**Aim:** Skip all pictures, then print the remaining material exactly.

**Data provided:**
— BEGIN —

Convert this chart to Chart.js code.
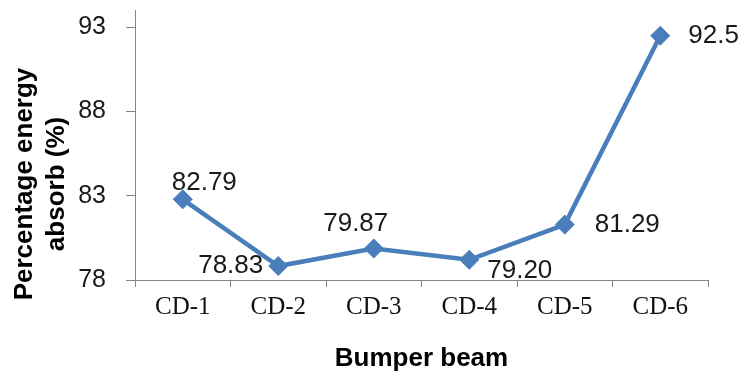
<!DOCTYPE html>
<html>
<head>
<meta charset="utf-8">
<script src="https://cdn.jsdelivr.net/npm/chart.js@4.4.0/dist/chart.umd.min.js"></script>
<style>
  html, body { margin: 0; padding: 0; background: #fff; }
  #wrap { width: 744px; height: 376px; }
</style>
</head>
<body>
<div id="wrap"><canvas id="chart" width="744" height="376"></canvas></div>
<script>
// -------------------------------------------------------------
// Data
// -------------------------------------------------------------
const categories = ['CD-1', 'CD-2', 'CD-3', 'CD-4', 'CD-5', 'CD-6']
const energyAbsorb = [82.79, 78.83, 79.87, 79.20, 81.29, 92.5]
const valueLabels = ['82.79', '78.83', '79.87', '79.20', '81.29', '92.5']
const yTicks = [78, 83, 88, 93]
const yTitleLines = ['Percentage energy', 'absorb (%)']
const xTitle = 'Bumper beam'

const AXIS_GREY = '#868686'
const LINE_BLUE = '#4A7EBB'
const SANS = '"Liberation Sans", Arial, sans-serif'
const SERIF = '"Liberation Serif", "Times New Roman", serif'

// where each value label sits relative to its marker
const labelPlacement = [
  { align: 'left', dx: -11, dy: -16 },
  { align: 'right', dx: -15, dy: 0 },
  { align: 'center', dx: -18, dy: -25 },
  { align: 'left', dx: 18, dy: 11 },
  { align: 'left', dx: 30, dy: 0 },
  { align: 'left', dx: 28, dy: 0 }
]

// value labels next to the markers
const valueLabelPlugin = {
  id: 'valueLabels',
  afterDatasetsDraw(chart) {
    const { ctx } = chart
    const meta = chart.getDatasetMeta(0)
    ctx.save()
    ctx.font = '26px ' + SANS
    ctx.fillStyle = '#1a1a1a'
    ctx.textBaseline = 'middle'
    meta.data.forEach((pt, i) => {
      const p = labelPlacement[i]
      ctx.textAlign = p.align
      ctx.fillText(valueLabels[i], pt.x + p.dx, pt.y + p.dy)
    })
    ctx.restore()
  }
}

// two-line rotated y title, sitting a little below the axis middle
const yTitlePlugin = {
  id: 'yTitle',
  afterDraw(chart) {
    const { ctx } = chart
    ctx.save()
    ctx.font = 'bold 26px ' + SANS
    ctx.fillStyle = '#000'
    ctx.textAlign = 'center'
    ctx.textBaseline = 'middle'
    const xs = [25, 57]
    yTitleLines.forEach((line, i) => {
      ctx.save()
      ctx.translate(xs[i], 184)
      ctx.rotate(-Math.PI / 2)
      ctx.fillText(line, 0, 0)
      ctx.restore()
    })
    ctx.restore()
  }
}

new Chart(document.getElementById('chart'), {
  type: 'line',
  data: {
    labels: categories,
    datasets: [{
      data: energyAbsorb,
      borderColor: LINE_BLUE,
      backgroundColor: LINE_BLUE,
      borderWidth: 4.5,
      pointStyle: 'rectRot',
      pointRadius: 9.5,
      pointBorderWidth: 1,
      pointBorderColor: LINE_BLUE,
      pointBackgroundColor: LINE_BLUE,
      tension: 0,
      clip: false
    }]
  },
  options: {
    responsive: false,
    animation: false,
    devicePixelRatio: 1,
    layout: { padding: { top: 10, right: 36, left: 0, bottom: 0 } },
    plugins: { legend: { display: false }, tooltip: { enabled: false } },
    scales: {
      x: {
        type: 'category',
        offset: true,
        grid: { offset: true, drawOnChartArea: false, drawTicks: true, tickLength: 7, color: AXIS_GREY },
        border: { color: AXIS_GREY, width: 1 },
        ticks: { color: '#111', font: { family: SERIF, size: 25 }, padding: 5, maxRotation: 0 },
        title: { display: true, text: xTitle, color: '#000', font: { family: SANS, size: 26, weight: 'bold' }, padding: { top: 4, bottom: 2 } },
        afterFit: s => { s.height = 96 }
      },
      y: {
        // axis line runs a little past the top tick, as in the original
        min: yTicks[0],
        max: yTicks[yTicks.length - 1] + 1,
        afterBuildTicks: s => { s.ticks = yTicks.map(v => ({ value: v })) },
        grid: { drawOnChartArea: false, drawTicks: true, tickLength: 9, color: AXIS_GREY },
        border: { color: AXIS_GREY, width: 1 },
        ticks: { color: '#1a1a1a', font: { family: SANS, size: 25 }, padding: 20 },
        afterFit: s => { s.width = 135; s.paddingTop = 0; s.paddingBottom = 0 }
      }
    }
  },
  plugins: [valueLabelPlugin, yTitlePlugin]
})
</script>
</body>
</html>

— END —

**Written reply:**
Convert this chart to Chart.js code.
<!DOCTYPE html>
<html>
<head>
<meta charset="utf-8">
<script src="https://cdn.jsdelivr.net/npm/chart.js@4.4.0/dist/chart.umd.min.js"></script>
<style>
  html, body { margin: 0; padding: 0; background: #fff; }
  #wrap { width: 744px; height: 376px; }
</style>
</head>
<body>
<div id="wrap"><canvas id="chart" width="744" height="376"></canvas></div>
<script>
// -------------------------------------------------------------
// Data
// -------------------------------------------------------------
const categories = ['CD-1', 'CD-2', 'CD-3', 'CD-4', 'CD-5', 'CD-6']
const energyAbsorb = [82.79, 78.83, 79.87, 79.20, 81.29, 92.5]
const valueLabels = ['82.79', '78.83', '79.87', '79.20', '81.29', '92.5']
const yTicks = [78, 83, 88, 93]
const yTitleLines = ['Percentage energy', 'absorb (%)']
const xTitle = 'Bumper beam'

const AXIS_GREY = '#868686'
const LINE_BLUE = '#4A7EBB'
const SANS = '"Liberation Sans", Arial, sans-serif'
const SERIF = '"Liberation Serif", "Times New Roman", serif'

// where each value label sits relative to its marker
const labelPlacement = [
  { align: 'left', dx: -11, dy: -16 },
  { align: 'right', dx: -15, dy: 0 },
  { align: 'center', dx: -18, dy: -25 },
  { align: 'left', dx: 18, dy: 11 },
  { align: 'left', dx: 30, dy: 0 },
  { align: 'left', dx: 28, dy: 0 }
]

// value labels next to the markers
const valueLabelPlugin = {
  id: 'valueLabels',
  afterDatasetsDraw(chart) {
    const { ctx } = chart
    const meta = chart.getDatasetMeta(0)
    ctx.save()
    ctx.font = '26px ' + SANS
    ctx.fillStyle = '#1a1a1a'
    ctx.textBaseline = 'middle'
    meta.data.forEach((pt, i) => {
      const p = labelPlacement[i]
      ctx.textAlign = p.align
      ctx.fillText(valueLabels[i], pt.x + p.dx, pt.y + p.dy)
    })
    ctx.restore()
  }
}

// two-line rotated y title, sitting a little below the axis middle
const yTitlePlugin = {
  id: 'yTitle',
  afterDraw(chart) {
    const { ctx } = chart
    ctx.save()
    ctx.font = 'bold 26px ' + SANS
    ctx.fillStyle = '#000'
    ctx.textAlign = 'center'
    ctx.textBaseline = 'middle'
    const xs = [25, 57]
    yTitleLines.forEach((line, i) => {
      ctx.save()
      ctx.translate(xs[i], 184)
      ctx.rotate(-Math.PI / 2)
      ctx.fillText(line, 0, 0)
      ctx.restore()
    })
    ctx.restore()
  }
}

new Chart(document.getElementById('chart'), {
  type: 'line',
  data: {
    labels: categories,
    datasets: [{
      data: energyAbsorb,
      borderColor: LINE_BLUE,
      backgroundColor: LINE_BLUE,
      borderWidth: 4.5,
      pointStyle: 'rectRot',
      pointRadius: 9.5,
      pointBorderWidth: 1,
      pointBorderColor: LINE_BLUE,
      pointBackgroundColor: LINE_BLUE,
      tension: 0,
      clip: false
    }]
  },
  options: {
    responsive: false,
    animation: false,
    devicePixelRatio: 1,
    layout: { padding: { top: 10, right: 36, left: 0, bottom: 0 } },
    plugins: { legend: { display: false }, tooltip: { enabled: false } },
    scales: {
      x: {
        type: 'category',
        offset: true,
        grid: { offset: true, drawOnChartArea: false, drawTicks: true, tickLength: 7, color: AXIS_GREY },
        border: { color: AXIS_GREY, width: 1 },
        ticks: { color: '#111', font: { family: SERIF, size: 25 }, padding: 5, maxRotation: 0 },
        title: { display: true, text: xTitle, color: '#000', font: { family: SANS, size: 26, weight: 'bold' }, padding: { top: 4, bottom: 2 } },
        afterFit: s => { s.height = 96 }
      },
      y: {
        // axis line runs a little past the top tick, as in the original
        min: yTicks[0],
        max: yTicks[yTicks.length - 1] + 1,
        afterBuildTicks: s => { s.ticks = yTicks.map(v => ({ value: v })) },
        grid: { drawOnChartArea: false, drawTicks: true, tickLength: 9, color: AXIS_GREY },
        border: { color: AXIS_GREY, width: 1 },
        ticks: { color: '#1a1a1a', font: { family: SANS, size: 25 }, padding: 20 },
        afterFit: s => { s.width = 135; s.paddingTop = 0; s.paddingBottom = 0 }
      }
    }
  },
  plugins: [valueLabelPlugin, yTitlePlugin]
})
</script>
</body>
</html>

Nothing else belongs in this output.